Tunisie. L’ex gendre de Ben Ali, Sakhr El Materi, écope de neuf ans de prison
Près de quatorze ans après les évènements de la révolution de 2011, la chambre pénale spécialisée dans les affaires de corruption financière au Tribunal de première instance de Tunis a condamné par contumace Mohamed Fahd Sakhr El Materi, gendre du défunt président, à une peine de neuf ans de prison avec exécution immédiate, ainsi qu’à une amende d’environ quatre-vingts millions de dinars.
La même chambre pénale a par ailleurs décidé de l’irrecevabilité de l’action en justice, au sein de la même affaire, à l’encontre de l’ex-président Ben Ali en raison de son décès. Le dossier de l’affaire concerne l’obtention par Mohamed Fahd Sakhr El Materi de divers prêts bancaires sans garanties, au mépris des procédures légales en vigueur. Selon la justice, El Materi aurait en effet « tiré parti de ses relations privilégiées » afin d’accéder à des prêts bancaires colossaux, qu’il aurait ainsi obtenus sans respecter les exigences légales.
Une sentence largement symbolique
Malgré le temps long de la justice tunisienne et une condamnation à portée symbolique, ce verdict reflète la volonté des autorités, à défaut de réussite du processus de justice transitionnelle, de lutter contre l’impunité des figures du régime bénaliste. S’agissant néanmoins de la faisabilité de l’exécution d’une telle peine de prison ferme, le prononcé de la sentence en l’absence de l’accusé ne peut que soulever des interrogations sur la très faible possibilité de son arrestation.
En fuite à l’étranger, vraisemblablement aux Seychelles où il a été vu à maintes reprises depuis 2011, il était devenu « le gendre favori », l’une des figures les plus emblématiques du système de clientélisme et de corruption du passé. Sa fuite entrave le processus de rétablissement de la justice en la matière.
Né le 2 décembre 1981 à Tunis, Sakhr El Materi est un homme d’affaires et député. En 2004, après ses études, il épouse Nesrine Ben Ali, la fille aînée de Zine el-Abidine Ben Ali, alors président de la République, et de Leïla Ben Ali.

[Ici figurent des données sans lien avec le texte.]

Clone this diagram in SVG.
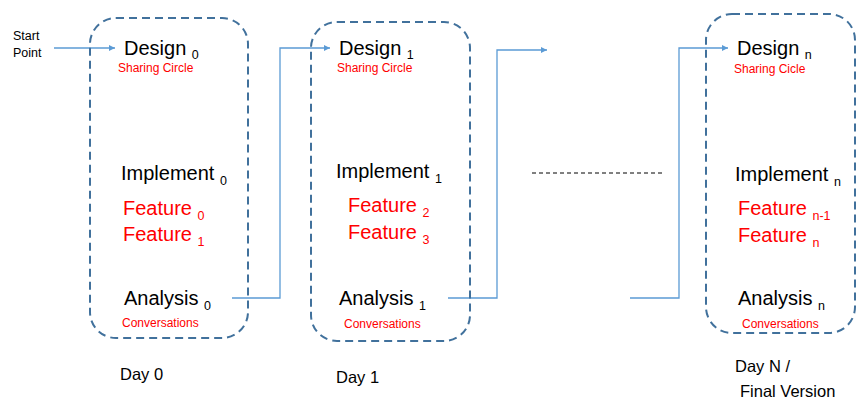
<svg xmlns="http://www.w3.org/2000/svg" width="856" height="405" viewBox="0 0 856 405">
<style>
text{font-family:"Liberation Sans",Arial,sans-serif;}
.box{fill:none;stroke:#41719C;stroke-width:2;stroke-dasharray:8 5;}
.conn{fill:none;stroke:#5B9BD5;stroke-width:1.3;}
.big{font-size:20px;fill:#000;}
.feat{font-size:20px;fill:#FF0000;}
.sub{font-size:12.5px;}
.small{font-size:12px;fill:#FF0000;}
.day{font-size:16.5px;fill:#000;}
.start{font-size:12.5px;fill:#000;}
</style>
<defs>
<marker id="arr" viewBox="0 0 10 10" refX="10" refY="5" markerWidth="6" markerHeight="6" orient="auto" markerUnits="userSpaceOnUse">
<path d="M0,0 L10,5 L0,10 z" fill="#5B9BD5"/>
</marker>
</defs>
<g id="connectors">
<line class="conn" x1="54" y1="48" x2="115" y2="48" marker-end="url(#arr)"/>
<polyline class="conn" points="232,298 280,298 280,48 330,48" marker-end="url(#arr)"/>
<polyline class="conn" points="448,298 497,298 497,50 547,50" marker-end="url(#arr)"/>
<polyline class="conn" points="630,298 679,298 679,48 728,48" marker-end="url(#arr)"/>
<line x1="532" y1="173" x2="664" y2="173" stroke="#000" stroke-width="1" stroke-dasharray="4 3"/>
</g>
<g id="start">
<text class="start" x="13" y="40">Start</text>
<text class="start" x="13" y="57">Point</text>
</g>
<g id="day0">
<rect class="box" x="90" y="18" width="158" height="320" rx="26"/>
<text class="big" x="124" y="55">Design <tspan class="sub" dy="4">0</tspan></text>
<text class="small" x="118" y="72">Sharing Circle</text>
<text class="big" x="121" y="180">Implement <tspan class="sub" dy="5">0</tspan></text>
<text class="feat" x="123" y="215">Feature <tspan class="sub" dy="5">0</tspan></text>
<text class="feat" x="123" y="241">Feature <tspan class="sub" dy="5">1</tspan></text>
<text class="big" x="124" y="305">Analysis <tspan class="sub" dy="5">0</tspan></text>
<text class="small" x="122" y="327">Conversations</text>
<text class="day" x="120" y="380">Day 0</text>
</g>
<g id="day1">
<rect class="box" x="311" y="22" width="159" height="319" rx="26"/>
<text class="big" x="339" y="55">Design <tspan class="sub" dy="4">1</tspan></text>
<text class="small" x="337" y="72">Sharing Circle</text>
<text class="big" x="336" y="178">Implement <tspan class="sub" dy="5">1</tspan></text>
<text class="feat" x="348" y="212">Feature <tspan class="sub" dy="5">2</tspan></text>
<text class="feat" x="348" y="239">Feature <tspan class="sub" dy="5">3</tspan></text>
<text class="big" x="339" y="305">Analysis <tspan class="sub" dy="5">1</tspan></text>
<text class="small" x="344" y="328">Conversations</text>
<text class="day" x="336" y="383">Day 1</text>
</g>
<g id="dayn">
<rect class="box" x="706" y="14" width="149" height="319" rx="26"/>
<text class="big" x="737" y="55">Design <tspan class="sub" dy="4">n</tspan></text>
<text class="small" x="734" y="73">Sharing Cicle</text>
<text class="big" x="735" y="181">Implement <tspan class="sub" dy="5">n</tspan></text>
<text class="feat" x="738" y="215">Feature <tspan class="sub" dy="5">n-1</tspan></text>
<text class="feat" x="738" y="242">Feature <tspan class="sub" dy="5">n</tspan></text>
<text class="big" x="738" y="305">Analysis <tspan class="sub" dy="5">n</tspan></text>
<text class="small" x="742" y="328">Conversations</text>
<text class="day" x="735" y="372">Day N /</text>
<text class="day" x="740" y="397">Final Version</text>
</g>
</svg>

El Materi est précisément à partir de 2004 à la tête d’un vaste groupe, dénommé Princesse Holding, présent dans les pans les plus lucratifs de l’économie tunisienne : le commerce automobile, l’immobilier, le tourisme de croisière, les finances, les médias, les télécommunications et l’agriculture. La constitution de ce groupe et la fortune personnelle de son patron, dont l’origine remonte à la privatisation de la Banque du Sud en 2005, sont aujourd’hui fortement controversées.

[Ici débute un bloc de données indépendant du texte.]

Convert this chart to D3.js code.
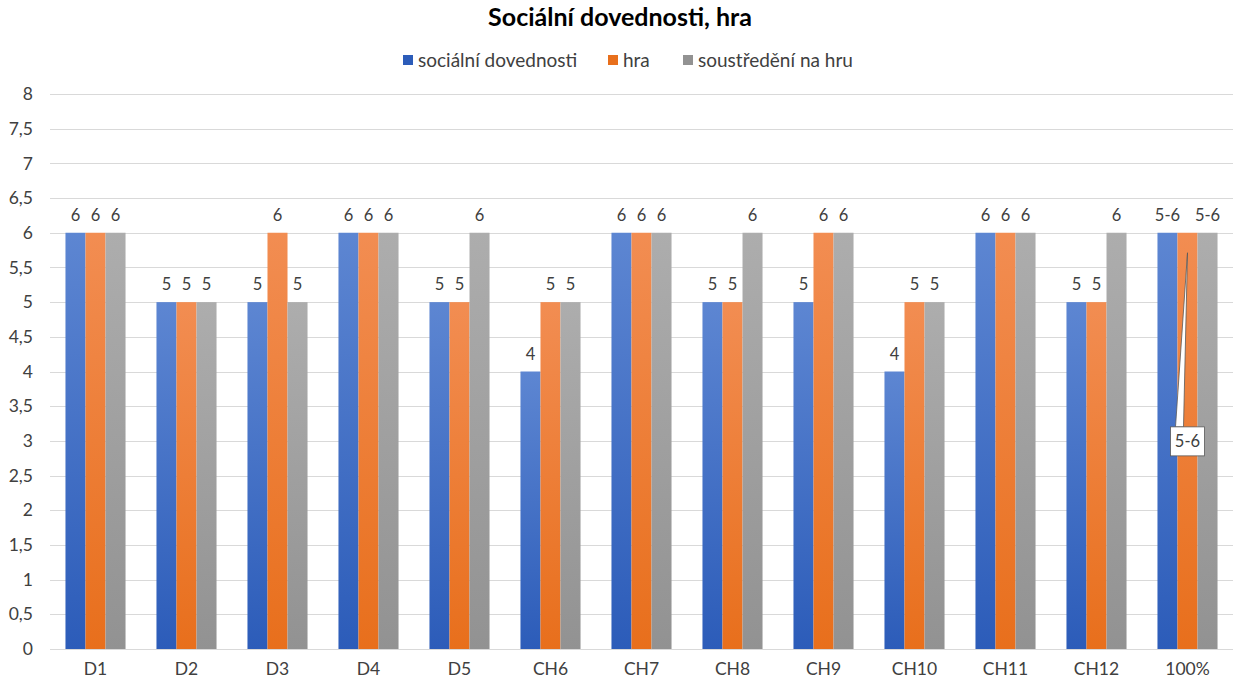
<!DOCTYPE html>
<html>
<head>
<meta charset="utf-8">
<title>Sociální dovednosti, hra</title>
<script src="https://d3js.org/d3.v7.min.js"></script>
<style>
  body { margin: 0; background: #fff; }
  text { font-family: Lato, "Open Sans", sans-serif; fill: #404040; }
</style>
</head>
<body>
<svg width="1239" height="683"></svg>
<script>
const categories = ["D1", "D2", "D3", "D4", "D5", "CH6", "CH7", "CH8", "CH9", "CH10", "CH11", "CH12", "100%"];
const seriesNames = ["sociální dovednosti", "hra", "soustředění na hru"];
const socialni = [6, 5, 5, 6, 5, 4, 6, 5, 5, 4, 6, 5, 6];
const hra = [6, 5, 6, 6, 5, 5, 6, 5, 6, 5, 6, 5, 6];
const soustredeni = [6, 5, 5, 6, 6, 5, 6, 6, 6, 5, 6, 6, 6];
// labels shown above bars (last category is a range)
const lastLabel = "5-6";
const yTicks = d3.range(0, 8.01, 0.5);

const width = 1239, height = 683;
const margin = {top: 94, right: 6, bottom: 34, left: 50};
const svg = d3.select("svg");

const colors = [
  {top: "#5d86d2", bottom: "#2c5cb9"},
  {top: "#f28d52", bottom: "#e86f1c"},
  {top: "#adadad", bottom: "#929292"}
];

const defs = svg.append("defs");
colors.forEach((c, i) => {
  const g = defs.append("linearGradient").attr("id", "g" + i)
    .attr("x1", 0).attr("y1", 0).attr("x2", 0).attr("y2", 1);
  g.append("stop").attr("offset", "0%").attr("stop-color", c.top);
  g.append("stop").attr("offset", "100%").attr("stop-color", c.bottom);
});

const x = d3.scaleBand().domain(categories)
  .range([margin.left, width - margin.right]).paddingInner(0.34).paddingOuter(0.17);
const xs = d3.scaleBand().domain(d3.range(3)).range([0, x.bandwidth()]);
const y = d3.scaleLinear().domain([0, 8]).range([height - margin.bottom, margin.top]);

// gridlines
svg.append("g").selectAll("line").data(yTicks).join("line")
  .attr("x1", margin.left).attr("x2", width - margin.right)
  .attr("y1", d => Math.round(y(d)) + 0.5).attr("y2", d => Math.round(y(d)) + 0.5)
  .attr("stroke", "#d9d9d9").attr("stroke-width", 1);

// y tick labels
svg.append("g").selectAll("text").data(yTicks).join("text")
  .attr("x", 33).attr("y", d => y(d)).attr("dy", "0.35em")
  .attr("text-anchor", "end").attr("font-size", 17.5)
  .text(d => String(d).replace(".", ","));

// x labels
svg.append("g").selectAll("text").data(categories).join("text")
  .attr("x", d => x(d) + x.bandwidth() / 2).attr("y", 675)
  .attr("text-anchor", "middle").attr("font-size", 17.5)
  .text(d => d);

const series = [socialni, hra, soustredeni];
const rows = [];
categories.forEach((c, ci) => series.forEach((s, si) => rows.push({c, ci, si, v: s[ci]})));

// bars
svg.append("g").selectAll("rect").data(rows).join("rect")
  .attr("x", d => x(d.c) + xs(d.si))
  .attr("width", xs.bandwidth())
  .attr("y", d => y(d.v))
  .attr("height", d => y(0) - y(d.v))
  .attr("fill", d => `url(#g${d.si})`);

// data labels
svg.append("g").selectAll("text")
  .data(rows.filter(d => !(d.ci === categories.length - 1 && d.si === 1)))
  .join("text")
  .attr("x", d => x(d.c) + xs(d.si) + xs.bandwidth() / 2)
  .attr("y", d => y(d.v) - 12)
  .attr("text-anchor", "middle").attr("font-size", 16.5)
  .text(d => d.ci === categories.length - 1 ? lastLabel : d.v);

// callout for the middle bar of the last category
const lc = categories[categories.length - 1];
const cx = x(lc) + xs(1) + xs.bandwidth() / 2;
const boxY = y(3);
const callout = svg.append("g");
callout.append("path")
  .attr("d", `M${cx - 12},${boxY - 14} L${cx},${y(hra[hra.length - 1]) + 20} L${cx - 4},${boxY - 14} Z`)
  .attr("fill", "#fff").attr("stroke", "#595959").attr("stroke-width", 0.8);
callout.append("rect")
  .attr("x", cx - 17).attr("y", boxY - 14).attr("width", 34).attr("height", 29)
  .attr("fill", "#fff").attr("stroke", "#595959").attr("stroke-width", 0.8);
callout.append("text")
  .attr("x", cx).attr("y", boxY).attr("dy", "0.35em")
  .attr("text-anchor", "middle").attr("font-size", 16.5).text(lastLabel);

// title
svg.append("text").attr("x", 620).attr("y", 26)
  .attr("text-anchor", "middle").attr("font-size", 25).attr("font-weight", "bold")
  .style("fill", "#000").text("Sociální dovednosti, hra");

// legend
const legendX = [403, 608, 683];
const legend = svg.append("g").selectAll("g").data(seriesNames).join("g")
  .attr("transform", (d, i) => `translate(${legendX[i]},60)`);
legend.append("rect").attr("x", 0).attr("y", -5).attr("width", 10).attr("height", 10)
  .attr("fill", (d, i) => colors[i].bottom);
legend.append("text").attr("x", 15).attr("dy", "0.35em").attr("font-size", 19)
  .text(d => d);
</script>
</body>
</html>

À partir de 2007, il oriente les acquisitions de son groupe sur les médias et le nouveau créneau alors naissant en Tunisie de la finance islamique. Il aurait alors ambitionné, jusqu’à la révolution tunisienne de 2011, de prendre la succession de son beau-père à la tête de l’État.

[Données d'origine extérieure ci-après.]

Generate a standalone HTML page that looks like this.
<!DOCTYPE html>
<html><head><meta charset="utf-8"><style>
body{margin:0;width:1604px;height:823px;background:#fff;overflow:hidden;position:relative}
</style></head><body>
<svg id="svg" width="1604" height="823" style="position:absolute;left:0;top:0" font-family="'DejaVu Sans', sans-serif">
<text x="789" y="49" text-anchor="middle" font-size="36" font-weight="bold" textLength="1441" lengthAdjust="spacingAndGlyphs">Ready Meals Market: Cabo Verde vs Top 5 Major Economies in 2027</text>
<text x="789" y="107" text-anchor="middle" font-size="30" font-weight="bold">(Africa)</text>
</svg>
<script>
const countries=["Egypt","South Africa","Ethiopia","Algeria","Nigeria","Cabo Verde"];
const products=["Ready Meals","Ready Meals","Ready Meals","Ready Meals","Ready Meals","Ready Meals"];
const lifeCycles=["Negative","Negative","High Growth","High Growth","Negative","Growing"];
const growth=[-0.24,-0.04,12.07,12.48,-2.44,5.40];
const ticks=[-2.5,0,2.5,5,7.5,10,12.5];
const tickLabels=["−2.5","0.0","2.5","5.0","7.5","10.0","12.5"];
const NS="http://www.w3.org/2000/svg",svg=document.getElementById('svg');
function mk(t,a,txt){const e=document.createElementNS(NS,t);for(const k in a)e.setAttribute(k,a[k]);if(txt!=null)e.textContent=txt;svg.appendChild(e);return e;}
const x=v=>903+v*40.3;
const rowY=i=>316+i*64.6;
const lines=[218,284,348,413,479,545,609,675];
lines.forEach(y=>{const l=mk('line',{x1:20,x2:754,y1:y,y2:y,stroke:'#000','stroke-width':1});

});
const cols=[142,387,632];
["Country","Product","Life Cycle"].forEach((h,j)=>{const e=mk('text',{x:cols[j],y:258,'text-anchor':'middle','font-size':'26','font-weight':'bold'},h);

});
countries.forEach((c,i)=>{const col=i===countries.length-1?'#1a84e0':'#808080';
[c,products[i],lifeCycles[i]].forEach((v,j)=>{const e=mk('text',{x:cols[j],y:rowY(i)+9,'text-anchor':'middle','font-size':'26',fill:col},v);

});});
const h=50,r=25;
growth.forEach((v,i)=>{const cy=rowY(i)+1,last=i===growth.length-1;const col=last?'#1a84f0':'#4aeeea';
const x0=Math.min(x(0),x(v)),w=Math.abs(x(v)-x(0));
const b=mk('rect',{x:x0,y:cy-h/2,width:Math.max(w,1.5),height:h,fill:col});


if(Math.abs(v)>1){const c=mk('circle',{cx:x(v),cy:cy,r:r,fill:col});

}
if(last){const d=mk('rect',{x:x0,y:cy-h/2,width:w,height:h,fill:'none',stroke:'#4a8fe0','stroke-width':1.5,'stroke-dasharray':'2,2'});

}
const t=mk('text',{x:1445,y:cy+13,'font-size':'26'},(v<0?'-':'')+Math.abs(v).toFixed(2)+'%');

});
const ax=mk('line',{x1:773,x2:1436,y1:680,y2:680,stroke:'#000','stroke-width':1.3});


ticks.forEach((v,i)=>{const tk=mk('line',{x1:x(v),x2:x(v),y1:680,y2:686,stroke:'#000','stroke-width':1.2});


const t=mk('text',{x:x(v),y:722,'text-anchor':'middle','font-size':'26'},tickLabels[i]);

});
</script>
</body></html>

À partir de l’automne 2010 et la publication des notes diplomatiques américaines par le site WikiLeaks, il est, à l’image de l’ensemble de la famille Ben Ali – Trabelsi qualifiée de « clan quasi-mafieux », impliqué dans plusieurs affaires d’escroquerie et de détournement de fonds publics. Le gouvernement des Seychelles lui accorde l’asile politique en 2011. Par la suite, lui et son épouse déposent discrètement un dossier auprès de l’Instance Vérité et dignité, dans le cadre du processus de réconciliation nationale, il a également exprimé sa volonté de retourner en Tunisie après l’étude de son dossier, sans que cette requête ne soit réellement prise au sérieux.